= Short exercise =
Below is a listing; write it out exactly and drop any images from it.

= Source material =

## START

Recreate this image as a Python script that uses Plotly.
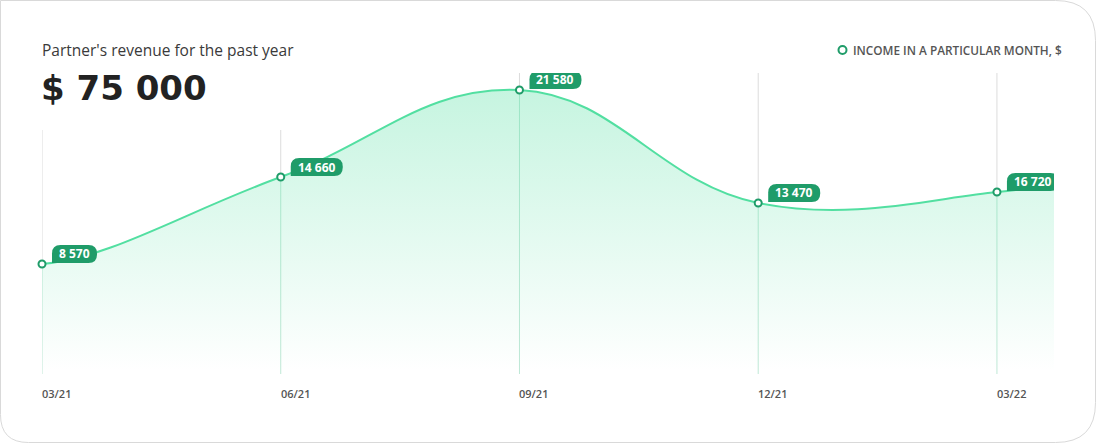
import plotly.graph_objects as go

# ---------------- data ----------------
months = ["03/21", "06/21", "09/21", "12/21", "03/22"]
label_values = ["8 570", "14 660", "21 580", "13 470", "16 720"]
curve_values = [8265, 14922, 21580, 12933, 13775]   # plotted levels
tail_value = 14387                                  # curve continues to the card edge
tail_offset = 0.239                                 # in quarter steps past the last month
lead_value = 9300                                   # curve enters from before the first month (clipped)
lead_offset = 0.3
title_text = "Partner's revenue for the past year"
total_text = "$ 75 000"
legend_text = "INCOME IN A PARTICULAR MONTH, $"

# ---------------- layout geometry ----------------
W, H = 1096, 443
ML, MR, MT, MB = 42, 42, 73, 71
Y_MAX = 22880
PW, PH = W - ML - MR, H - MT - MB

def px_x(px):
    return (px - ML) / PW

def px_y(py):
    return (H - MB - py) / PH

LINE = "#52dfa1"
DARK = "#1f9c69"
FONT = "Open Sans"

xs = list(range(len(months)))
fig = go.Figure()

# area + line
fig.add_trace(go.Scatter(
    x=[xs[0] - lead_offset] + xs + [xs[-1] + tail_offset],
    y=[lead_value] + curve_values + [tail_value],
    mode="lines",
    line=dict(color=LINE, width=2, shape="spline", smoothing=1.2),
    fill="tozeroy",
    fillgradient=dict(
        type="vertical",
        colorscale=[[0, "rgba(82,223,161,0.0)"], [1, "rgba(82,223,161,0.33)"]],
        start=0, stop=max(curve_values),
    ),
    hoverinfo="skip",
    showlegend=False,
))

# markers
fig.add_trace(go.Scatter(
    x=xs, y=curve_values, mode="markers",
    marker=dict(size=7, color="white", line=dict(color=DARK, width=2)),
    hoverinfo="skip", showlegend=False, cliponaxis=False,
))

shapes = []
annotations = []

# card border (pixel -> paper)
def P(px, py):
    return f"{px_x(px):.5f},{px_y(py):.5f}"

x0c, y0c, x1c, y1c = 0.5, 0.5, 1095.5, 442.5
rR, rBL = 40, 28
card = (
    f"M {P(x0c, y0c)} L {P(x1c - rR, y0c)} Q {P(x1c, y0c)} {P(x1c, y0c + rR)} "
    f"L {P(x1c, y1c - rR)} Q {P(x1c, y1c)} {P(x1c - rR, y1c)} "
    f"L {P(x0c + rBL, y1c)} Q {P(x0c, y1c)} {P(x0c, y1c - rBL)} Z"
)
shapes.append(dict(type="path", xref="paper", yref="paper", path=card,
                   line=dict(color="#d9d9d9", width=1), fillcolor="rgba(0,0,0,0)",
                   layer="below"))

# vertical guide lines
for i, v in enumerate(curve_values):
    top_px = 130 if i < 2 else 73
    shapes.append(dict(type="line", xref="x", yref="paper", x0=i, x1=i,
                       y0=px_y(top_px), y1=v / Y_MAX,
                       line=dict(color="#dcdcdc", width=1), layer="below"))
    shapes.append(dict(type="line", xref="x", yref="paper", x0=i, x1=i,
                       y0=v / Y_MAX, y1=px_y(374),
                       line=dict(color="#bfe8d6", width=1), layer="below"))

# value pills
for i, (v, lab) in enumerate(zip(curve_values, label_values)):
    w = 7 * len(lab) + 10
    bx0, bx1 = 10, 10 + w
    by0, by1 = 1, 19
    r = 8.5
    path = (f"M {bx0},{by0} L {bx1 - r},{by0} Q {bx1},{by0} {bx1},{by0 + r} "
            f"L {bx1},{by1 - r} Q {bx1},{by1} {bx1 - r},{by1} "
            f"L {bx0 + r},{by1} Q {bx0},{by1} {bx0},{by1 - r} Z")
    shapes.append(dict(type="path", xref="x", yref="y", xsizemode="pixel",
                       ysizemode="pixel", xanchor=i, yanchor=v, path=path,
                       fillcolor=DARK, line=dict(width=0)))
    annotations.append(dict(x=i, y=v, xref="x", yref="y", text=lab, showarrow=False,
                            xshift=(bx0 + bx1) / 2, yshift=(by0 + by1) / 2,
                            xanchor="center", yanchor="middle",
                            font=dict(family=FONT, size=12, color="white", weight="bold")))

# month labels
for i, m in enumerate(months):
    annotations.append(dict(x=i, y=px_y(393), xref="x", yref="paper", text=m,
                            showarrow=False, xanchor="left", yanchor="middle",
                            xshift=-2,
                            font=dict(family=FONT, size=11, color="#555555", weight=600)))

# titles
annotations.append(dict(x=px_x(40), y=px_y(50), xref="paper", yref="paper",
                        text=title_text, showarrow=False, xanchor="left", yanchor="middle",
                        font=dict(family=FONT, size=15.5, color="#3a3a3a")))
annotations.append(dict(x=px_x(39), y=px_y(88), xref="paper", yref="paper",
                        text=total_text, showarrow=False, xanchor="left", yanchor="middle",
                        font=dict(family="DejaVu Sans", size=34, color="#222222",
                                  weight="bold")))

# legend
shapes.append(dict(type="circle", xref="paper", yref="paper",
                   x0=px_x(838.5), x1=px_x(846.5), y0=px_y(46), y1=px_y(54),
                   fillcolor="white", line=dict(color=DARK, width=2)))
annotations.append(dict(x=px_x(851), y=px_y(50), xref="paper", yref="paper",
                        text=legend_text, showarrow=False, xanchor="left", yanchor="middle",
                        font=dict(family=FONT, size=11.8, color="#555555", weight=600)))

fig.update_layout(
    width=W, height=H,
    margin=dict(l=ML, r=MR, t=MT, b=MB),
    paper_bgcolor="white", plot_bgcolor="white",
    xaxis=dict(range=[0, xs[-1] + tail_offset], visible=False, fixedrange=True),
    yaxis=dict(range=[0, Y_MAX], visible=False, fixedrange=True),
    shapes=shapes, annotations=annotations,
    showlegend=False,
)

fig.write_html("out.html", config={"displayModeBar": False},
               post_script="document.body.style.margin='0';")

## END

= Response =
Recreate this image as a Python script that uses Plotly.
import plotly.graph_objects as go

# ---------------- data ----------------
months = ["03/21", "06/21", "09/21", "12/21", "03/22"]
label_values = ["8 570", "14 660", "21 580", "13 470", "16 720"]
curve_values = [8265, 14922, 21580, 12933, 13775]   # plotted levels
tail_value = 14387                                  # curve continues to the card edge
tail_offset = 0.239                                 # in quarter steps past the last month
lead_value = 9300                                   # curve enters from before the first month (clipped)
lead_offset = 0.3
title_text = "Partner's revenue for the past year"
total_text = "$ 75 000"
legend_text = "INCOME IN A PARTICULAR MONTH, $"

# ---------------- layout geometry ----------------
W, H = 1096, 443
ML, MR, MT, MB = 42, 42, 73, 71
Y_MAX = 22880
PW, PH = W - ML - MR, H - MT - MB

def px_x(px):
    return (px - ML) / PW

def px_y(py):
    return (H - MB - py) / PH

LINE = "#52dfa1"
DARK = "#1f9c69"
FONT = "Open Sans"

xs = list(range(len(months)))
fig = go.Figure()

# area + line
fig.add_trace(go.Scatter(
    x=[xs[0] - lead_offset] + xs + [xs[-1] + tail_offset],
    y=[lead_value] + curve_values + [tail_value],
    mode="lines",
    line=dict(color=LINE, width=2, shape="spline", smoothing=1.2),
    fill="tozeroy",
    fillgradient=dict(
        type="vertical",
        colorscale=[[0, "rgba(82,223,161,0.0)"], [1, "rgba(82,223,161,0.33)"]],
        start=0, stop=max(curve_values),
    ),
    hoverinfo="skip",
    showlegend=False,
))

# markers
fig.add_trace(go.Scatter(
    x=xs, y=curve_values, mode="markers",
    marker=dict(size=7, color="white", line=dict(color=DARK, width=2)),
    hoverinfo="skip", showlegend=False, cliponaxis=False,
))

shapes = []
annotations = []

# card border (pixel -> paper)
def P(px, py):
    return f"{px_x(px):.5f},{px_y(py):.5f}"

x0c, y0c, x1c, y1c = 0.5, 0.5, 1095.5, 442.5
rR, rBL = 40, 28
card = (
    f"M {P(x0c, y0c)} L {P(x1c - rR, y0c)} Q {P(x1c, y0c)} {P(x1c, y0c + rR)} "
    f"L {P(x1c, y1c - rR)} Q {P(x1c, y1c)} {P(x1c - rR, y1c)} "
    f"L {P(x0c + rBL, y1c)} Q {P(x0c, y1c)} {P(x0c, y1c - rBL)} Z"
)
shapes.append(dict(type="path", xref="paper", yref="paper", path=card,
                   line=dict(color="#d9d9d9", width=1), fillcolor="rgba(0,0,0,0)",
                   layer="below"))

# vertical guide lines
for i, v in enumerate(curve_values):
    top_px = 130 if i < 2 else 73
    shapes.append(dict(type="line", xref="x", yref="paper", x0=i, x1=i,
                       y0=px_y(top_px), y1=v / Y_MAX,
                       line=dict(color="#dcdcdc", width=1), layer="below"))
    shapes.append(dict(type="line", xref="x", yref="paper", x0=i, x1=i,
                       y0=v / Y_MAX, y1=px_y(374),
                       line=dict(color="#bfe8d6", width=1), layer="below"))

# value pills
for i, (v, lab) in enumerate(zip(curve_values, label_values)):
    w = 7 * len(lab) + 10
    bx0, bx1 = 10, 10 + w
    by0, by1 = 1, 19
    r = 8.5
    path = (f"M {bx0},{by0} L {bx1 - r},{by0} Q {bx1},{by0} {bx1},{by0 + r} "
            f"L {bx1},{by1 - r} Q {bx1},{by1} {bx1 - r},{by1} "
            f"L {bx0 + r},{by1} Q {bx0},{by1} {bx0},{by1 - r} Z")
    shapes.append(dict(type="path", xref="x", yref="y", xsizemode="pixel",
                       ysizemode="pixel", xanchor=i, yanchor=v, path=path,
                       fillcolor=DARK, line=dict(width=0)))
    annotations.append(dict(x=i, y=v, xref="x", yref="y", text=lab, showarrow=False,
                            xshift=(bx0 + bx1) / 2, yshift=(by0 + by1) / 2,
                            xanchor="center", yanchor="middle",
                            font=dict(family=FONT, size=12, color="white", weight="bold")))

# month labels
for i, m in enumerate(months):
    annotations.append(dict(x=i, y=px_y(393), xref="x", yref="paper", text=m,
                            showarrow=False, xanchor="left", yanchor="middle",
                            xshift=-2,
                            font=dict(family=FONT, size=11, color="#555555", weight=600)))

# titles
annotations.append(dict(x=px_x(40), y=px_y(50), xref="paper", yref="paper",
                        text=title_text, showarrow=False, xanchor="left", yanchor="middle",
                        font=dict(family=FONT, size=15.5, color="#3a3a3a")))
annotations.append(dict(x=px_x(39), y=px_y(88), xref="paper", yref="paper",
                        text=total_text, showarrow=False, xanchor="left", yanchor="middle",
                        font=dict(family="DejaVu Sans", size=34, color="#222222",
                                  weight="bold")))

# legend
shapes.append(dict(type="circle", xref="paper", yref="paper",
                   x0=px_x(838.5), x1=px_x(846.5), y0=px_y(46), y1=px_y(54),
                   fillcolor="white", line=dict(color=DARK, width=2)))
annotations.append(dict(x=px_x(851), y=px_y(50), xref="paper", yref="paper",
                        text=legend_text, showarrow=False, xanchor="left", yanchor="middle",
                        font=dict(family=FONT, size=11.8, color="#555555", weight=600)))

fig.update_layout(
    width=W, height=H,
    margin=dict(l=ML, r=MR, t=MT, b=MB),
    paper_bgcolor="white", plot_bgcolor="white",
    xaxis=dict(range=[0, xs[-1] + tail_offset], visible=False, fixedrange=True),
    yaxis=dict(range=[0, Y_MAX], visible=False, fixedrange=True),
    shapes=shapes, annotations=annotations,
    showlegend=False,
)

fig.write_html("out.html", config={"displayModeBar": False},
               post_script="document.body.style.margin='0';")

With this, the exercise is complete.